The Association of Colleges has this morning published its proposed new senior staff pay code for colleges.

FE Week revealed last night that refreshed remuneration guidance was being developed as top level pay across the education sector continues to be heavily scrutinised.

A consultation for the new code, which encompasses “three core principles: fairness, independence and transparency”, has now been launched.

FE Week has pulled out the main proposals.

 

1. Seniors mustn’t get a pay rise unless all staff do

Tension within some colleges between lecturers and their bosses have intensified over recent years as leaders enjoy bumper wage increases while pay for lower-level staff has reportedly failed to keep up with inflation.

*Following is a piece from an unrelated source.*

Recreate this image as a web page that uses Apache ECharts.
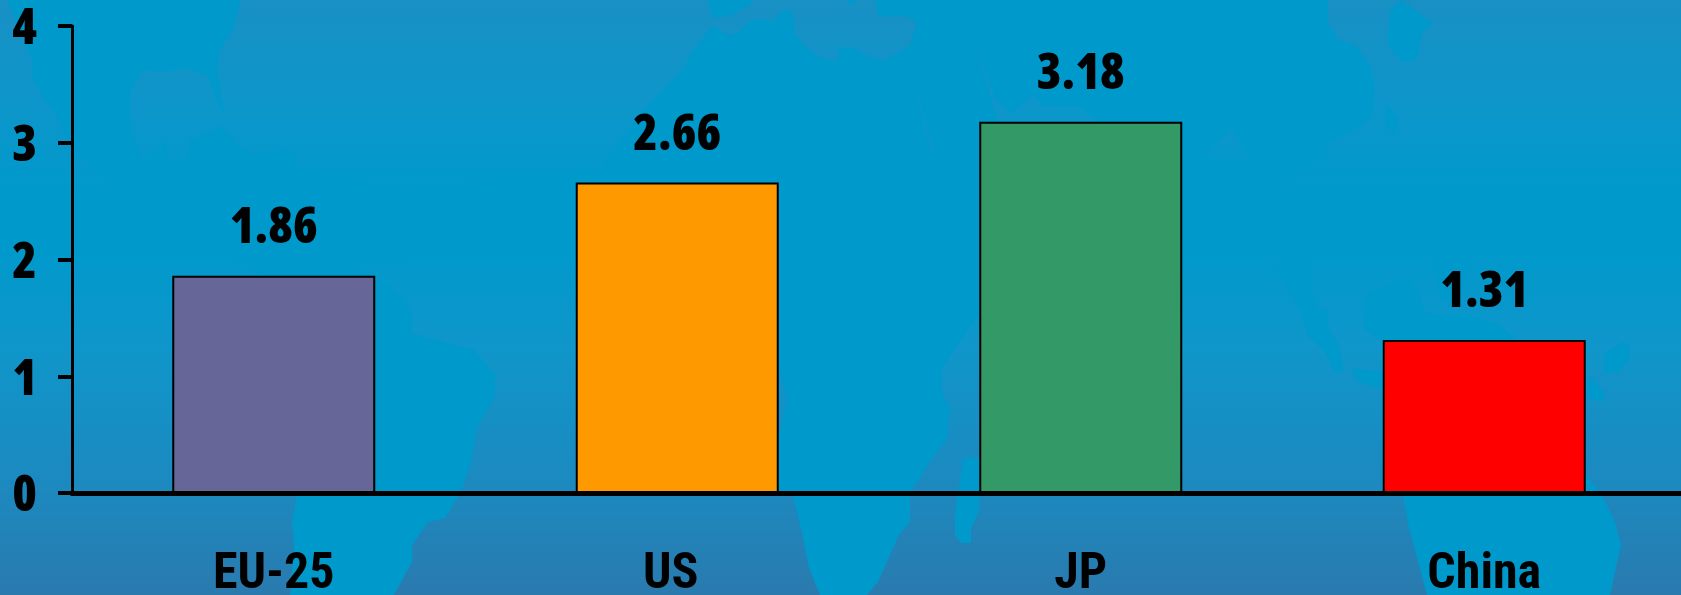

The AoC wants to put a stop to this.

“Senior post holder remuneration should be determined in the context of each college’s approach to rewarding all its staff, and in particular, consideration should be given annually to the rate of increase of the average remuneration of all other staff,” it recommends.

 

2. The top boss cannot be involved in deciding pay

No individual should be involved in determining their own remuneration, according to the AoC.

Principals are often members of their pay committees to act as an observer without voting rights.

But the association’s new code says the chief executive/principal must “not be a member of the remuneration committee” in any circumstance.

“Remuneration committees must be independent, competent and should not be chaired by the chair of the governing body,” it adds.

 

3. Colleges should publish principal salaries publicly and separately to all senior staff

Although the AoC says each college should provide justification for senior post holders remuneration to its governing body, it wants the remuneration of the chief executive/principal to be “separately justified, published and related to the remuneration of all staff within the organisation”.

Colleges should publish a “readily accessible annual statement, based on an annual report to its governing body” for senior pay.

This should include: a list of senior post holders within the remit of remuneration committee; its policy on the remuneration for post holders within the remit of Remuneration Committee; its choice of comparator college(s)/organisation(s); its policy on income derived from external activities; the pay multiple of the principal and the median earnings of the institution’s whole workforce, illustrating how that multiple has changed over time and, if it is significantly above average, an explanation of why; and an explanation of any significant changes.

 

4. Keep bonus and severance payments ‘fair and reasonable’

“Awards made in respect of annual bonus arrangements linked to the achievement of specific annual objectives should not be consolidated,” the AoC recommends.

“Any severance payments must be reasonable and justifiable.”

 

5. Seniors must justify income they receive from outside organisations

The AoC recommends that there should be a “clear and justifiable rationale for the retention of any income generated by an individual from external bodies in a personal capacity”.

This would apply to any college seniors who are members of the Institute for Apprenticeships board, for example, who are paid £15,000 a year.